Personal information
- Date of birth: 30 May 1969 (age 55)
- Place of birth: Istanbul, Turkey

Managerial career
- Years: Team
- 2001–2002: SV 1975 Munich
- 2002–2003: TSG Graefelfing
- 2003–2004: SC Fürstenfeldbruck
- 2012–2013: FC Etar 1924
- 2013: Denizlispor
- 2018: Kristianstad FC
- 2018–2019: Türkspor Augsburg
- 2021: Türkgücü München

= Serdar Dayat =

Turkish football manager

Serdar Dayat is a Turkish football manager, who last managed Türkgücü München.

He trained in German Sports University Cologne and has experience as the assistant coach of Thomas Doll, Ersun Yanal, Vladimir Petkovic, and Werner Lorant and as the head coach of Turkish, German, Bulgarian, and Swedish clubs.

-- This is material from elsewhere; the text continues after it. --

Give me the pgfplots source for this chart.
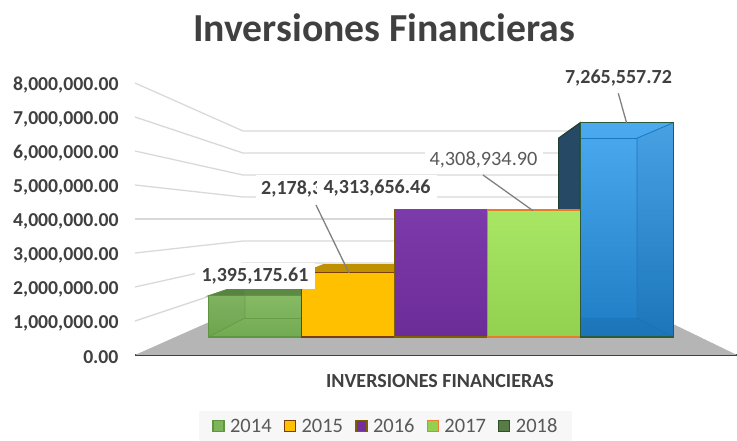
\documentclass[border=0pt]{standalone}
\usepackage{fontspec}
\setmainfont{Carlito}
\usepackage{pgfplots}
\pgfplotsset{compat=1.18}
\definecolor{txt}{HTML}{404040}
\definecolor{txtl}{HTML}{595959}
\definecolor{gridc}{HTML}{D9D9D9}
\definecolor{floorc}{HTML}{B5B5B5}
\newcommand\face[2]{\addplot[forget plot,#1] table[row sep=\\,x=x,y expr={(\thisrow{d}+(34-0.25*\thisrow{d})*\thisrow{v}/1000000)/34*1000000}]{x d v\\#2}--cycle;}
\newcommand\gline[1]{\addplot[forget plot,draw=gridc,line width=1.3pt] table[row sep=\\,x=x,y expr={(\thisrow{d}+(34-0.25*\thisrow{d})*\thisrow{v}/1000000)/34*1000000}]{x d v\\135 0 #1\\243 48 #1\\638 48 #1\\};}
\newcommand\fs[1]{\fontsize{#1}{#1}\selectfont}
\begin{document}
\begin{tikzpicture}
\useasboundingbox (0,0) rectangle (737pt,441pt);
\begin{axis}[
  at={(135pt,86pt)},anchor=south west,
  scale only axis,width=602pt,height=272pt,
  xmin=135,xmax=737,ymin=0,ymax=8000000,
  clip=false,
  axis y line=left,axis x line=bottom,
  y axis line style={draw=none},
  x axis line style={draw=txt,line width=2pt,-},
  xtick=\empty,
  ytick={0,1000000,2000000,3000000,4000000,5000000,6000000,7000000,8000000},
  major tick length=0pt,
  tick label style={font=\fs{19.7}\bfseries,text=txt},
  yticklabel style={xshift=-13pt,yshift=-2.5pt},
  scaled y ticks=false,
  /pgf/number format/.cd,fixed,fixed zerofill,precision=2,1000 sep={,},assume math mode=true,
  /pgfplots/.cd,
  title={Inversiones Financieras},
  title style={font=\fs{39.7}\bfseries,text=txt,at={(axis description cs:0.4136,1.183)},anchor=center},
  xlabel={INVERSIONES FINANCIERAS},
  xlabel style={font=\fs{20}\bfseries,text=txt,at={(axis description cs:0.5066,-0.095)},anchor=center},
  legend columns=5,
  legend style={at={(axis description cs:0.1063,-0.2059)},anchor=north west,draw=none,fill=black!3,
    font=\fs{20.5},text=txtl,inner xsep=13pt,inner ysep=5.5pt,
    /tikz/every odd column/.append style={column sep=3.5pt},
    /tikz/every even column/.append style={column sep=10pt}},
  legend image code/.code={\draw[#1,line width=1.4pt] (0pt,-5pt) rectangle (11pt,6pt);},
]
% floor
\face{fill=floorc,draw=none}{135 0 0\\737 0 0\\638 48 0\\243 48 0\\}
% gridlines
\gline{1000000}\gline{2000000}\gline{3000000}\gline{4000000}
\gline{5000000}\gline{6000000}\gline{7000000}\gline{8000000}
% 2018 hidden faces
\face{fill=black!15,draw=none}{558.6 37 7265557.72\\637 37 7265557.72\\637 37 0\\558.6 37 0\\}
\face{fill={rgb,255:red,38;green,74;blue,102},draw={rgb,255:red,30;green,62;blue,50},line width=1.2pt}{580.3 18 7265557.72\\558.6 37 7265557.72\\558.6 37 0\\580.3 18 0\\}
% 2014
\face{fill={rgb,255:red,92;green,138;blue,68},draw={rgb,255:red,92;green,138;blue,68},line width=1pt}{208.5 18 1395175.61\\301.5 18 1395175.61\\323.4 37 1395175.61\\245 37 1395175.61\\}
\face{top color={rgb,255:red,134;green,186;blue,100},bottom color={rgb,255:red,114;green,170;blue,82},draw={rgb,255:red,96;green,150;blue,64},line width=1.2pt}{208.5 18 1395175.61\\301.5 18 1395175.61\\301.5 18 0\\208.5 18 0\\}
\face{fill=black,fill opacity=0.04,draw={rgb,255:red,96;green,150;blue,64},draw opacity=0.7,line width=0.8pt}{208.5 18 1395175.61\\245 37 1395175.61\\245 37 0\\208.5 18 0\\}
\addplot[forget plot,draw={rgb,255:red,96;green,150;blue,64},draw opacity=0.7,line width=0.8pt] table[row sep=\\,x=x,y expr={(\thisrow{d}+(34-0.25*\thisrow{d})*\thisrow{v}/1000000)/34*1000000}]{x d v\\245 37 0\\301.5 37 0\\};
% 2015
\face{fill={rgb,255:red,191;green,144;blue,0},draw=none}{301.5 18 2178300\\394.5 18 2178300\\401.8 37 2178300\\323.4 37 2178300\\}
\face{fill={rgb,255:red,255;green,192;blue,0},draw={rgb,255:red,122;green,62;blue,12},line width=1.3pt}{301.5 18 2178300\\394.5 18 2178300\\394.5 18 0\\301.5 18 0\\}
% 2016
\face{top color={rgb,255:red,124;green,58;blue,170},bottom color={rgb,255:red,108;green,44;blue,152},draw={rgb,255:red,127;green,96;blue,0},line width=1.3pt}{394.5 18 4313656.46\\487.3 18 4313656.46\\487.3 18 0\\394.5 18 0\\}
% 2017
\face{top color={rgb,255:red,168;green,230;blue,100},bottom color={rgb,255:red,146;green,208;blue,80},draw={rgb,255:red,230;green,125;blue,40},line width=1.3pt}{487.3 18 4308934.90\\580.3 18 4308934.90\\580.3 18 0\\487.3 18 0\\}
% 2018
\face{top color={rgb,255:red,76;green,170;blue,240},bottom color={rgb,255:red,30;green,124;blue,196},draw={rgb,255:red,45;green,90;blue,55},line width=1.3pt}{580.3 18 7265557.72\\673.5 18 7265557.72\\673.5 18 0\\580.3 18 0\\}
\face{fill=black,fill opacity=0.05,draw={rgb,255:red,26;green,120;blue,190},line width=0.8pt}{673.5 18 7265557.72\\637 37 7265557.72\\637 37 0\\673.5 18 0\\}
\face{fill=black,fill opacity=0.06,draw=none}{580.3 18 0\\673.5 18 0\\637 37 0\\580.3 37 0\\}
\addplot[forget plot,draw={rgb,255:red,26;green,120;blue,190},line width=0.8pt] table[row sep=\\,x=x,y expr={(\thisrow{d}+(34-0.25*\thisrow{d})*\thisrow{v}/1000000)/34*1000000}]{x d v\\580.3 37 7265557.72\\637 37 7265557.72\\};
\addplot[forget plot,draw={rgb,255:red,26;green,120;blue,190},line width=0.8pt] table[row sep=\\,x=x,y expr={(\thisrow{d}+(34-0.25*\thisrow{d})*\thisrow{v}/1000000)/34*1000000}]{x d v\\580.3 37 0\\637 37 0\\};
\face{draw={rgb,255:red,45;green,90;blue,55},line width=1.3pt}{580.3 18 7265557.72\\673.5 18 7265557.72\\673.5 18 0\\580.3 18 0\\}
% legend
\addlegendimage{fill={rgb,255:red,126;green,181;blue,92},draw={rgb,255:red,96;green,150;blue,64}}\addlegendentry{2014}
\addlegendimage{fill={rgb,255:red,255;green,192;blue,0},draw={rgb,255:red,122;green,62;blue,12}}\addlegendentry{2015}
\addlegendimage{fill={rgb,255:red,112;green,48;blue,160},draw={rgb,255:red,127;green,96;blue,0}}\addlegendentry{2016}
\addlegendimage{fill={rgb,255:red,146;green,208;blue,80},draw={rgb,255:red,237;green,125;blue,49}}\addlegendentry{2017}
\addlegendimage{fill={rgb,255:red,88;green,124;blue,72},draw={rgb,255:red,50;green,80;blue,40}}\addlegendentry{2018}
\end{axis}
\begin{scope}[x=1pt,y=-1pt,yshift=441pt]
\draw[draw=black!50,line width=1.3pt] (618.3,93.3)--(626.7,123.3);
\draw[draw=black!50,line width=1.3pt] (483,175)--(533,210.7);
\draw[draw=black!50,line width=1.3pt] (316,205)--(349,273);
\tikzset{lab/.style={fill=white,inner sep=0pt,minimum height=26pt,text=txt,font=\fs{20}\bfseries}}
\node[lab,anchor=west,inner xsep=5pt] at (256,188.5) {2,178,3};
\node[lab,minimum width=120pt] at (255,276) {1,395,175.61};
\node[lab,minimum width=120pt] at (377,188.5) {4,313,656.46};
\node[lab,font=\fs{20.3},text=txtl,minimum height=24pt,minimum width=118pt] at (483.5,160) {4,308,934.90};
\node[lab,minimum width=118pt] at (618.5,78) {7,265,557.72};
\end{scope}
\end{tikzpicture}
\end{document}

Dayat speaks German, English, Turkish, and French. Along with Mustafa Denizli, Şenol Güneş, Fatih Terim, Bülent Uygun, Oğuz Çetin, Güvenç Kurtar, Rasim Kara, Bülent Korkmaz, and Tayfun Korkut, Serdar Dayat is one of the few Turkish managers who has worked in a foreign country as a head coach. He holds a UEFA Pro License.